With a remote drinking party, we have everyone on webcam. It’s fun. The bill is 100% split. (Laughs.)
There are people who join after spending time with their families, people who come after sending their kids to bed, and when it finishes, they can just go straight to sleep. No one has to ride a train, so it’s pretty nice.
If they seem like a good person to be friends with, we think, “Okay, let’s work together,” and ask them to join the company. Of course sayinh, “You seem like a good friend… but, let’s just stay friends!” is another thing that may happen.
But they passed the friend test, right? Is it like when you think you could be friends with someone, but don’t want to date?
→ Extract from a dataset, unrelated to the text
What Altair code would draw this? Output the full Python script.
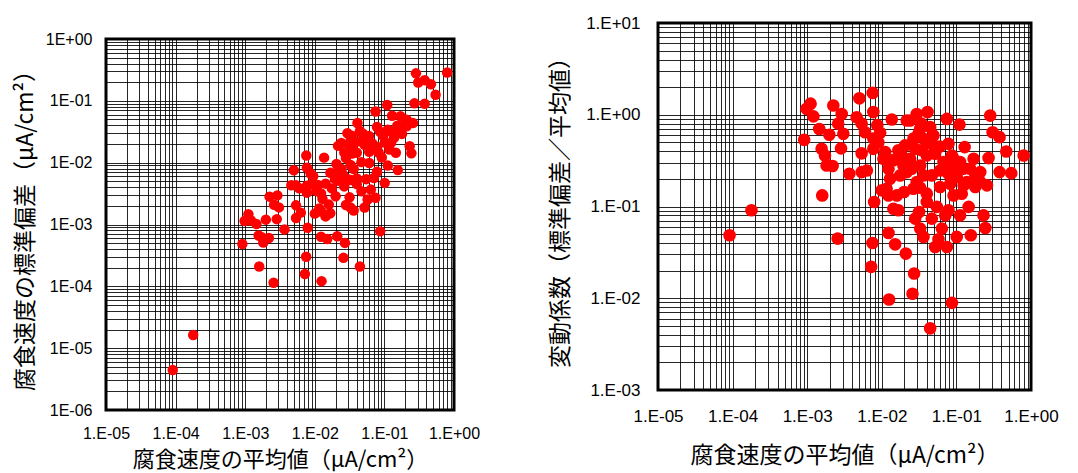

How do you decide? They drink badly, or something? (Laughs)
What happens then?
The applicant says, “I want to date you!”
And you reply, “Let’s just stay friends!” Or something…? (Laughs)
Yes. Some people are very tenacious.
But, the applicants haven’t left their previous companies at that point.
When applicants enter the friend phase, some of them go on to work in different companies. Those people remain friends, and sometimes they introduce us to different companies.
How many friends do you have now?
There are two applicants who have passed level two and are currently trying out the friend phase. They’ve gotten into the chat tool that we use, “Remotty.”
It’s like lending them the keys to the office.
Isn’t it difficult to get in?
Kind people in a cruel world?! Programming logic in hiring and business meetings
During the friend phase, it seems that everyone in the company gets to know them. There is not feeling like, “a stranger is suddenly here!”
I am thinking about what to do in the future, but for now I hire people after they have met all the employees. There are about 30 people, so after they say okay.
That process certainly sounds like it would take a year. What is the fastest someone might enter the company?
The fast people take half a year.
In that case, applicants can’t quit their jobs and then start looking.
If someone says they have a set time to find a job or they’re in trouble, because starting with us can take some time, we say please find a job somewhere first. (Laughs)
Let’s take some time getting to know each other.
For me, I want to have a long relationship with both employees and customers.
It’s not something like, “We can get married after two or three dates because if it doesn’t go well, we can just divorce!” or something is it?
I think that’s logical. We may be seen in a soft light, but we think like programmers, including the fact our first interview is with the CEO; we do it because it’s logical.
It’s logical not to manage things that can’t be managed.
In order to be freer, where should we invest? If we only think logically about these things, we have to weigh whether to put costs towards managing people, or to put those costs to use before hiring. It just might be cold hearted to one side or the other.
All our employees are programmers, so we decide by what is consistent with the program.
As the CEO, it doesn’t matter how much I explain something passionately, like, “Let’s all do this!” All the employees will be silent. However, if I talk with them logically, they all understand. (Laughs)
Logic is important.
My heart aches. (Laughs).
I try to do something with my ideas a lot, too. (Wry laughs.)
I like them too. Ideas.
When you try them out, only the things that make sense remain.
I want to say, “Whatever, it’s fine!,” but then no one would listen to me.
That’s sound okay. Just trick them.
They’ll say it’s fine, not a big deal. (Laughs.)